→ Task goal
From the entries that follow, pick out all lines holding "this".

→ Record list

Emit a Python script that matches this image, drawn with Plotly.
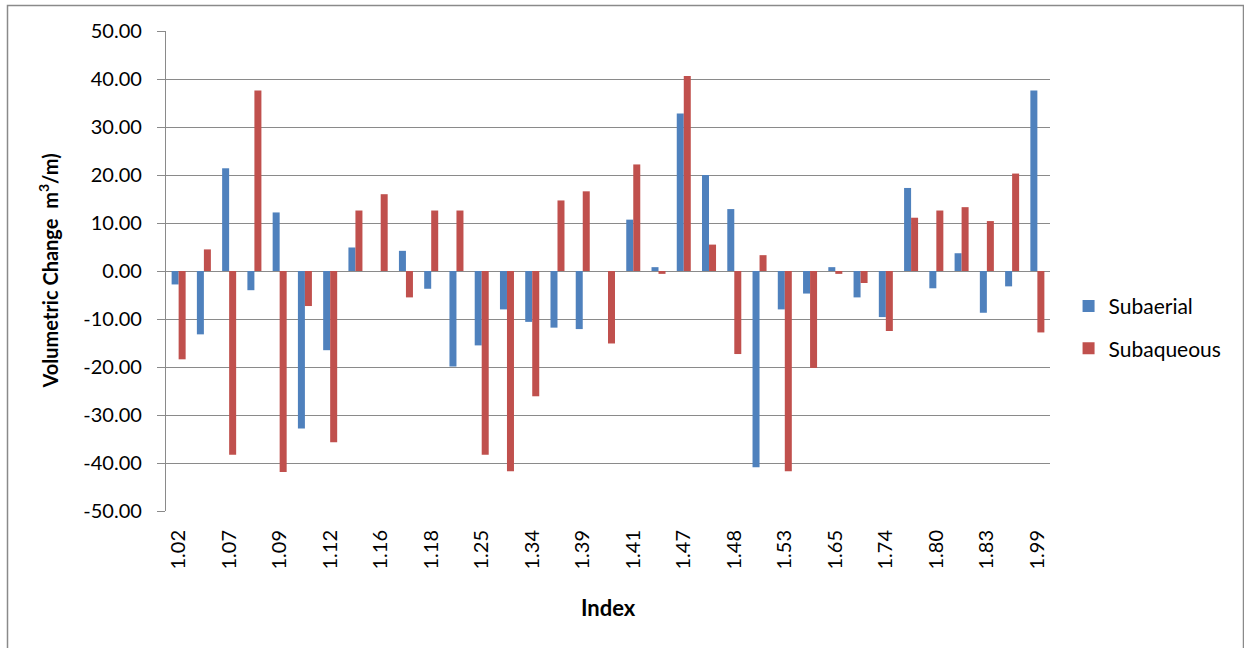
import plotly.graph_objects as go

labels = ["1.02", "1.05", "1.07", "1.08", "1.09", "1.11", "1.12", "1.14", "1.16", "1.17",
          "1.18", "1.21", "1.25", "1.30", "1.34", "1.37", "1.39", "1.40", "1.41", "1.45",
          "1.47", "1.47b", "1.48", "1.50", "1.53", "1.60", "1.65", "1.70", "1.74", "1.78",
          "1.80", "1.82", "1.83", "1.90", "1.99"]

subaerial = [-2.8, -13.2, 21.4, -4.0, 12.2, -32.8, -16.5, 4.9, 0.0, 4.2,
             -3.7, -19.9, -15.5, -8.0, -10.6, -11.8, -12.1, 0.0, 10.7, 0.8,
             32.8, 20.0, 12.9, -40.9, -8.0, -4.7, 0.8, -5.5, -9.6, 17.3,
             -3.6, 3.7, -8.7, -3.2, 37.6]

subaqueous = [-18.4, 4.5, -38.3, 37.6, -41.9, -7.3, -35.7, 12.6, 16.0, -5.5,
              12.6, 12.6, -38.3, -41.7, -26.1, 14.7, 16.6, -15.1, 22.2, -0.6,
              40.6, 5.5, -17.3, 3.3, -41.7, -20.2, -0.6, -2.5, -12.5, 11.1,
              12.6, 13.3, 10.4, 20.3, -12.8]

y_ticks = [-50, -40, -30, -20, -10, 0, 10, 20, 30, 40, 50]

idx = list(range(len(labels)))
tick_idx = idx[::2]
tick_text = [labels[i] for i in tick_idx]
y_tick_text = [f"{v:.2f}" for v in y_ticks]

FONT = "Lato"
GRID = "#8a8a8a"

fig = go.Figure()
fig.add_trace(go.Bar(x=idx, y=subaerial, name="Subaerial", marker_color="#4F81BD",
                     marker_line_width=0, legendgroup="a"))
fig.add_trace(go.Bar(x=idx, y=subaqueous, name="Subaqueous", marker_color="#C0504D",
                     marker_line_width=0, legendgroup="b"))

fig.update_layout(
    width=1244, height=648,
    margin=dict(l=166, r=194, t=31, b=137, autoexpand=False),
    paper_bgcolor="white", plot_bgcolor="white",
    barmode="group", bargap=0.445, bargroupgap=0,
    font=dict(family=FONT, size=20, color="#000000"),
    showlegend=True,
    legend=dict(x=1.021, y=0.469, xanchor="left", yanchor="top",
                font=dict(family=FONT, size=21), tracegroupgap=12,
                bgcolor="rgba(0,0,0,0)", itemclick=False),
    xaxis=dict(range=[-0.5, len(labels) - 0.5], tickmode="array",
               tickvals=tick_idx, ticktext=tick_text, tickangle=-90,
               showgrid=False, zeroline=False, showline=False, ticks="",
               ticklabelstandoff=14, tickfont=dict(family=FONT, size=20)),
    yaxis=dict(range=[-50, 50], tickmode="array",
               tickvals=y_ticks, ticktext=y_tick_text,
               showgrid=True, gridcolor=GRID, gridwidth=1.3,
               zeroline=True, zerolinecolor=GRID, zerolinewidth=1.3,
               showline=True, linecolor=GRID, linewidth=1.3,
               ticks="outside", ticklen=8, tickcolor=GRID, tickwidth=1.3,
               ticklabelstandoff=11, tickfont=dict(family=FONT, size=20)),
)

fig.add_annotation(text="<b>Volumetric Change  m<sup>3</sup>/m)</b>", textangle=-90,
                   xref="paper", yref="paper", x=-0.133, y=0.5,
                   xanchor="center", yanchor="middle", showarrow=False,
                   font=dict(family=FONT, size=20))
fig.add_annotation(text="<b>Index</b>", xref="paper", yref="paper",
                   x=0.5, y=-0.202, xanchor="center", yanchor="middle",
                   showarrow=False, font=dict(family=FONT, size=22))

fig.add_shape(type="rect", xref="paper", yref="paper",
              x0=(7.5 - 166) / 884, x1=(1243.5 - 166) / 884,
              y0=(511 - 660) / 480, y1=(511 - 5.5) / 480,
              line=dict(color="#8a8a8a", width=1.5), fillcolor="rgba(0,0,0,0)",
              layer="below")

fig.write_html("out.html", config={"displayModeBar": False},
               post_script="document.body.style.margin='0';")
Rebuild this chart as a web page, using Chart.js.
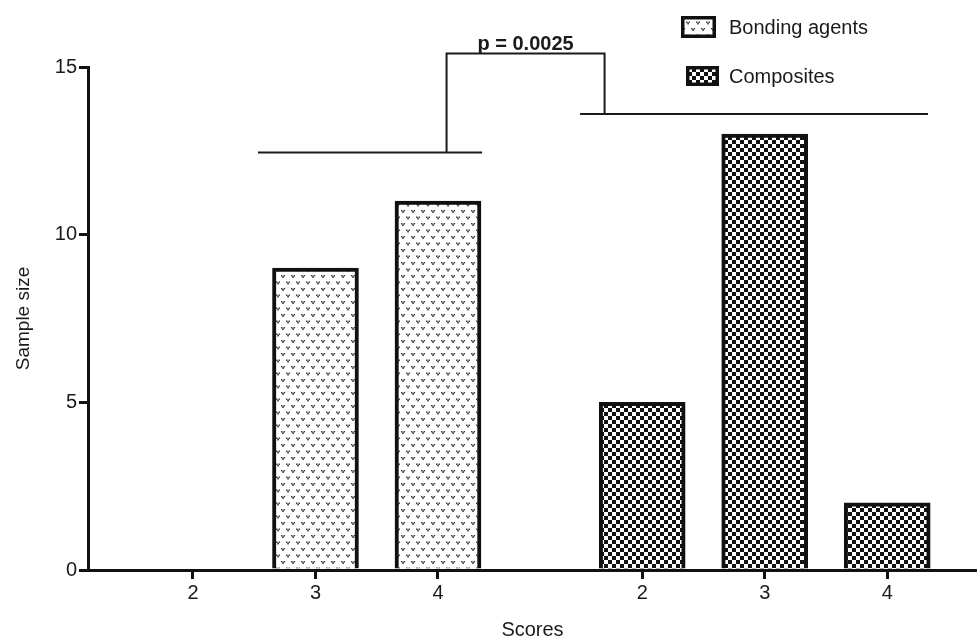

→ Answer
Emit a Python script that matches this image, drawn with Plotly.
Rebuild this chart as a web page, using Chart.js.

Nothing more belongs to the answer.